Mann makes an effort to frame the boxer in his time--to portray the social, political, racial and religious ambience that brought the man into the national spotlight. The movie begins with Ali, then Cassius Clay, training in Louisville, Kentucky, where the roots of racial hatred are strong. But the real movie gets going with Ali's first heavyweight championship against Sony Liston in 1964, leading to his acquaintance with Malcolm X (Mario Van Peebles) and Ali's acceptance of the teachings of the Nation of Islam. His decision to change his name begins a slide in his public image, and his exile from boxing for refusing to enlist in the draft. Mann ends his account ten years later, with the Rumble in the Jungle in Zaire, where Ali regains his title from heavyweight champion George Foreman. It's a Hollywood ending--with the African chants of "Ali, Bumaye"--"Ali, kill him"--reverberating from the big screen.

But, in the end, we're left wondering about Muhammad Ali, the man. The makers of the film fail to explain what was going on behind the gloves, and why a man who could charm a nation and dominate his sport decided to choose another name, another religion, and take on the American establishment on various fronts well beyond the boxing ring.

The answers to these puzzles aren't contained in Ali's public performances. This heavyweight champion (a couple times over) not only captivated a tumultuous world; in many ways, he defined the rapidly changing world he lived in. He was loud, arguably obnoxious, and pompous. He embraced a religious movement that few people understood and that few people really understand today.

Mann makes clear the integral role the Nation of Islam, and Malcolm X especially, played in Ali's life. But despite the degree to which images of Islam occupy the movie, the viewer never gets the chance to understand why the religion appealed to him, or to its larger African-American following. Few people grasp the fundamental teachings and origins of this controversial group (it differs from mainstream Islam because its leader, Elijah Muhammad, declared himself a new prophet--a blasphemous act, since the Prophet Muhammad is supposed to be the last prophet in the world of orthodox Islam).

And few people, even, arguably, those in the Nation, understood the politics and the inner strife that plagued the movement. Ali himself became a strategic property in the battles between the Nation's leadership and Malcolm, who eventually was forced out of the movement and embraced mainstream Islam. Why was Malcolm kicked out? After watching Mann's movie, we really have no idea.
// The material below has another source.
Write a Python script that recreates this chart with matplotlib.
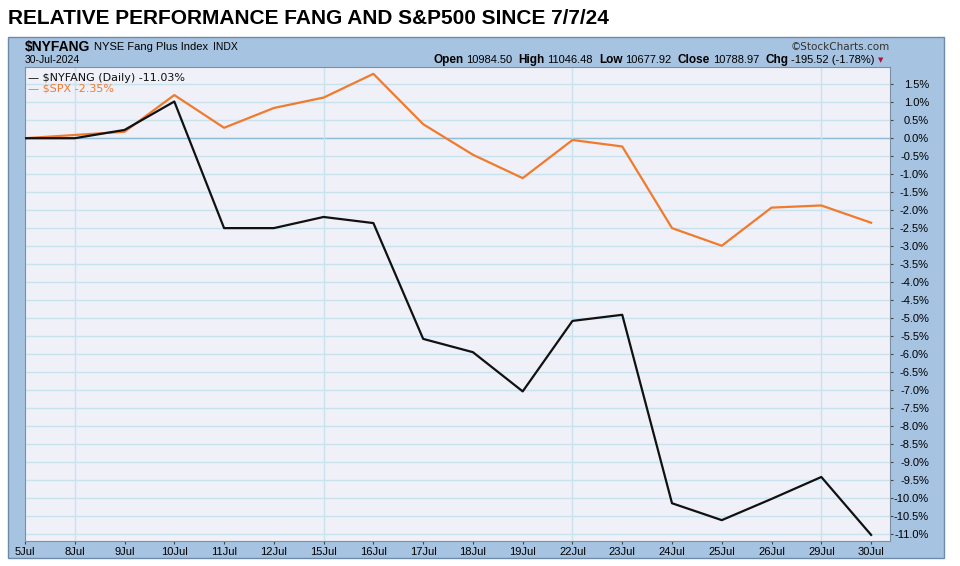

Even those familiar with the Nation of Islam's history might leave confused about the exact relationship between Ali and the Nation, which Mann tries to communicate through Ali's relationship with Malcolm. Ali and Malcolm did share a special relationship in real life, but Van Peebles fails to capture the man torn between loyalty towards his group and a search for truth. Though Ali tells Malcolm early on that he is wrong for quarreling with Elijah and the Nation, both have faced banishment by the Nation by the end. When Malcolm is killed, Ali is obviously affected, but we're not sure what role Malcolm played in his life, other than the sense that it may have been more than Mann is letting on.
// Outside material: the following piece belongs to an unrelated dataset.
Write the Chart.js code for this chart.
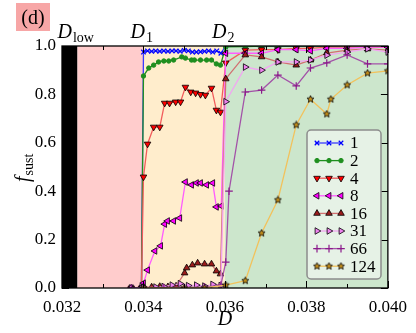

One of the few moments when the film gives us a taste of Ali's personal religious feeling comes when Herbert Muhammad, the son of Elijah Muhammad and the Nation's primary spokesman in the movie, comes to Ali to tell him that Elijah has accepted him back into the Nation. Ali's response: "You saying I can practice my religion again? I never stopped." But we're not sure how Ali feels or where he stands with the Nation after Elijah Muhammad's ambassadors show up at Ali's doorstep after the courts, and Americans, have absolved him and he is ready to fight Foreman.

Mann firmly makes the point that Elijah Muhammad is an opportunist--ready to embrace Ali when he is on top and defiant, but absent when Ali needs them. But he doesn't tell us why Ali lets the Nation back in his life as he's ready for his comeback. He ends the movie without showing Ali's conversion to mainstream Islam.

The easy part--the part Mann gives us--is delivering the champ. "Ali" does that well. But, the harder, more difficult challenge of delivering how a conflicted man becomes a divisive symbol falls short. Mann tries to make a movie about race, civil rights, and religion, but he makes a better movie about boxing. These days, we know a person is a real legend when Hollywood makes a movie about him during his or her lifetime. For Ali the man, that time has come twice. For "Ali" the movie, maybe that's the point.